Карцеву, одному из интеллигентнейших людей русской театральной сцены, вероятно, именно в силу этого врожденного чувства такта удавалось, как почти никому, прочувствовать — еще на закате советской эпохи — будущее торжество циничного бескультурья и холодной демагогии. Характерна здесь его самая, пожалуй, знаменитая роль на экране. Его Швондер в «Собачьем сердце» Владимира Бортко в 1989 году воспринимался как пародия на советского функционера; пересматривая фильм сегодня, пожалуй, замечаешь у председателя домкома черты мелкого беса — герой Карцева не менее органично смотрелся бы и на позиции какого-нибудь старшего менеджера по продажам.

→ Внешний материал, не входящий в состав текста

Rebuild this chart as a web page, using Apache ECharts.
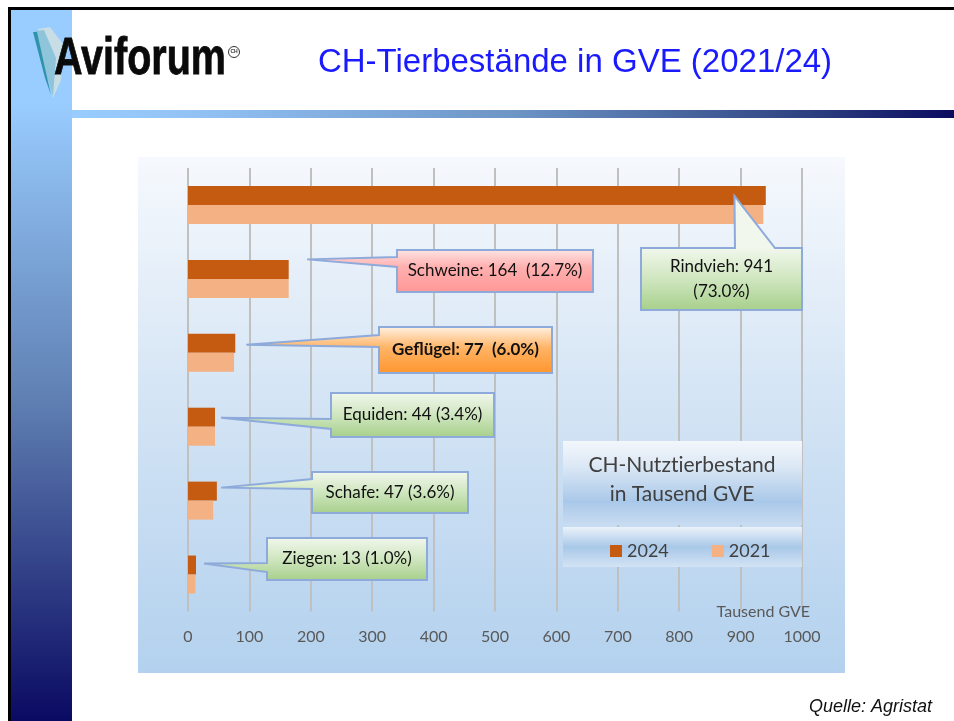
<!DOCTYPE html>
<html><head><meta charset="utf-8">
<script src="https://cdn.jsdelivr.net/npm/echarts@6/dist/echarts.min.js"></script>
<style>html,body{margin:0;padding:0;background:#fff;}#c{width:954px;height:721px;}</style>
</head><body><div id="c"></div>
<script>
// ---- data ----
const categories = ['Rindvieh', 'Schweine', 'Geflügel', 'Equiden', 'Schafe', 'Ziegen'];
const values2024 = [941, 164, 77, 44, 47, 13];
const values2021 = [937, 164, 75, 44, 41, 12];
const shares2024 = ['73.0%', '12.7%', '6.0%', '3.4%', '3.6%', '1.0%'];
const seriesNames = ['2024', '2021'];
const xTickMin = 0, xTickMax = 1000, xTickStep = 100;

// ---- callout layout (pixel boxes; pointer tip given in data units) ----
const calloutLayout = [
  { box: [641, 248, 161, 62], side: 'top', base: [735, 775], tipValue: 890, tipDy: -9, sep: '\n', fill: 'green' },
  { box: [397, 250, 196, 42], side: 'left', base: [257, 267], tipValue: 194, tipDy: -19.5, sep: '  ', fill: 'pink' },
  { box: [379, 327, 173, 46], side: 'left', base: [335, 347], tipValue: 95, tipDy: -8, sep: '  ', fill: 'orange', bold: true },
  { box: [331, 393, 163, 44], side: 'left', base: [419, 429], tipValue: 54, tipDy: -9, sep: ' ', fill: 'green' },
  { box: [312, 472, 156, 41], side: 'left', base: [479, 489], tipValue: 54, tipDy: -13, sep: ' ', fill: 'green' },
  { box: [267, 538, 160, 42], side: 'left', base: [563, 572], tipValue: 26, tipDy: -11, sep: ' ', fill: 'green' }
];
const fills = {
  green: [[0, '#f1f7ec'], [0.5, '#cfe6bf'], [1, '#a8d08c']],
  pink: [[0, '#ffe2e2'], [0.4, '#ffb0b0'], [1, '#ff9797']],
  orange: [[0, '#fff0e0'], [0.45, '#ffb466'], [1, '#ff962e']]
};

const FONT = 'Lato';
const chart = echarts.init(document.getElementById('c'), null, { renderer: 'canvas' });

function lg(x1, y1, x2, y2, stops) {
  return new echarts.graphic.LinearGradient(x1, y1, x2, y2,
    stops.map(s => ({ offset: s[0], color: s[1] })), true);
}

const decorations = [
  // left vertical gradient bar
  { id: 'leftbar', type: 'rect', z: -20, shape: { x: 11, y: 10, width: 61, height: 711 },
    style: { fill: lg(0, 10, 0, 721, [[0, '#99ccff'], [0.13, '#99ccff'], [0.55, '#5f7fb2'], [1, '#0a0a62']]) } },
  // horizontal gradient bar
  { id: 'hbar', type: 'rect', z: -20, shape: { x: 72, y: 110, width: 882, height: 8 },
    style: { fill: lg(72, 0, 954, 0, [[0, '#99ccff'], [0.12, '#94c4f6'], [0.5, '#6d95c6'], [0.8, '#344b88'], [1, '#0b0b60']]) } },
  // black frame
  { id: 'ftop', type: 'rect', z: -19, shape: { x: 8, y: 7, width: 946, height: 3 }, style: { fill: '#000' } },
  { id: 'fleft', type: 'rect', z: -19, shape: { x: 8, y: 7, width: 3, height: 714 }, style: { fill: '#000' } },
  // logo feather
  { id: 'fe1', type: 'polygon', z: -18, shape: { points: [[38, 29], [50, 27], [63, 44], [61, 80], [53, 98], [48, 70]] }, style: { fill: '#c9dde6' } },
  { id: 'fe2', type: 'polygon', z: -18, shape: { points: [[35, 31], [44, 30], [56, 58], [53, 96], [45, 70]] }, style: { fill: '#8ec5db' } },
  { id: 'fe3', type: 'polygon', z: -18, shape: { points: [[33, 32], [37, 32], [51, 95], [45, 78]] }, style: { fill: '#2f93ac' } },
  // logo text
  { id: 'logo', type: 'text', z: -17, x: 54, y: 60, scaleX: 0.76,
    style: { text: 'Aviforum', fill: '#0a0a0a', font: 'bold 52px "Liberation Sans"', align: 'left', verticalAlign: 'middle', stroke: '#0a0a0a', lineWidth: 0.8 } },
  { id: 'logoR', type: 'circle', z: -17, shape: { cx: 234, cy: 52, r: 5.5 }, style: { fill: '#fff', stroke: '#333', lineWidth: 1 } },
  { id: 'logoRt', type: 'text', z: -17, x: 234, y: 52,
    style: { text: 'CH', fill: '#333', font: 'bold 5px "Liberation Sans"', align: 'center', verticalAlign: 'middle' } },
  // title
  { id: 'title', type: 'text', z: -17, x: 575, y: 63,
    style: { text: 'CH-Tierbestände in GVE (2021/24)', fill: '#1a1aff', font: '33px "Liberation Sans"', align: 'center', verticalAlign: 'middle' } },
  // source
  { id: 'src', type: 'text', z: -17, x: 932, y: 707,
    style: { text: 'Quelle: Agristat', fill: '#111', font: 'italic 18px "Liberation Sans"', align: 'right', verticalAlign: 'middle' } },
  // chart panel background
  { id: 'panel', type: 'rect', z: -15, shape: { x: 138, y: 157, width: 707, height: 516 },
    style: { fill: lg(0, 157, 0, 673, [[0, '#f6f9fd'], [0.5, '#d2e3f4'], [1, '#b3d1ee']]) } },
  // legend box
  { id: 'lgTop', type: 'rect', z: 50, shape: { x: 563, y: 441, width: 239, height: 84 },
    style: { fill: lg(0, 441, 0, 525, [[0, '#f3f7fc'], [0.3, '#dce8f5'], [0.72, '#a9c8e9'], [1, '#c9dcf1']]) } },
  { id: 'lgBot', type: 'rect', z: 50, shape: { x: 563, y: 527, width: 239, height: 40 },
    style: { fill: lg(0, 527, 0, 567, [[0, '#ebf2fa'], [0.5, '#a9c8e9'], [1, '#d3e3f4']]) } },
  { id: 'lgTitle', type: 'text', z: 51, x: 682, y: 480,
    style: { text: 'CH-Nutzt\u200Cierbestand\nin Tausend GVE', fill: '#404040', font: '21px Lato', lineHeight: 29, align: 'center', verticalAlign: 'middle' } }
];

const option = {
  animation: false,
  backgroundColor: '#fff',
  graphic: { elements: decorations },
  grid: { left: 188, right: 152, top: 168, height: 443.5, containLabel: false },
  legend: {
    data: seriesNames, left: 605, top: 537, itemWidth: 12, itemHeight: 12, itemGap: 43, icon: 'rect',
    z: 60, textStyle: { fontFamily: FONT, fontSize: 18, color: '#404040' }
  },
  xAxis: {
    type: 'value', min: xTickMin, max: xTickMax, interval: xTickStep,
    name: 'Tausend GVE', nameLocation: 'end', nameGap: 8,
    nameTextStyle: { fontFamily: FONT, fontSize: 16, color: '#595959', align: 'right', verticalAlign: 'middle' },
    axisLine: { show: false }, axisTick: { show: false },
    axisLabel: { fontFamily: FONT, fontSize: 16, color: '#595959', margin: 17, formatter: v => String(v) },
    splitLine: { show: true, lineStyle: { color: '#c0c0c0', width: 2 } }
  },
  yAxis: {
    type: 'category', data: categories, inverse: true,
    axisLine: { show: false }, axisTick: { show: false }, axisLabel: { show: false }, splitLine: { show: false }
  },
  series: [
    { name: seriesNames[0], type: 'bar', data: values2024, barWidth: 19, barGap: '0%', itemStyle: { color: '#c55a11' } },
    { name: seriesNames[1], type: 'bar', data: values2021, barWidth: 19, barGap: '0%', itemStyle: { color: '#f4b183' } }
  ]
};
chart.setOption(option);

// ---- callouts: pointer tips located through the chart's own scales ----
const callouts = [];
calloutLayout.forEach((c, i) => {
  const p = chart.convertToPixel({ gridIndex: 0 }, [c.tipValue, i]);
  const tx = p[0], ty = p[1] + c.tipDy;
  const [x, y, w, h] = c.box;
  let pts;
  if (c.side === 'top') {
    pts = [[x, y], [c.base[0], y], [tx, ty], [c.base[1], y], [x + w, y], [x + w, y + h], [x, y + h]];
  } else {
    pts = [[x, y], [x + w, y], [x + w, y + h], [x, y + h], [x, c.base[1]], [tx, ty], [x, c.base[0]]];
  }
  callouts.push({
    id: 'co' + i, type: 'polygon', z: 40, shape: { points: pts },
    style: { fill: lg(0, y, 0, y + h, fills[c.fill]), stroke: '#8eaadb', lineWidth: 2, lineJoin: 'miter' }
  });
  const text = categories[i] + ': ' + values2024[i] + c.sep + '(' + shares2024[i] + ')';
  callouts.push({
    id: 'ct' + i, type: 'text', z: 41, x: x + w / 2, y: y + h / 2,
    style: { text: text, fill: '#111', font: (c.bold ? 'bold ' : '') + '17px Lato', lineHeight: 25, align: 'center', verticalAlign: 'middle' }
  });
});
chart.setOption({ graphic: { elements: decorations.concat(callouts) } });
</script>
</body></html>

Сарказм Карцева, столь редкий на советской сцене, явно заставлял ерзать в креслах и многих зрителей последовавшей за крушением социалистического строя эпохи первоначального накопления капитала.
Наверно, в этом и причина, что последние роли этого, без всякого преувеличения, великого комического актера и на сцене, и в кино были отмечены заметным налетом трагизма. Администратор в «Старых клячах» Рязанова, Максимилиан Андреевич Поплавский в «Мастере и Маргарите» всё того же Бортко, разумеется, смешны — по-иному Роман Андреевич, жизнелюб и оптимист, просто не умел — но всё же вызывают у зрителя и сочувствие.
Последние месяцы артист тяжело болел, но не сдавался. После перенесенного летом инсульта заново учился ходить, но... Сегодня, наверно, первый раз имя Карцева будут произносить, утирая слезы не смеха, а горечи утраты. Ушел настоящий народный артист, бывший своим для жителей теперь уже нескольких стран. Но для смеха границ не существует — как не бывает их и для скорби.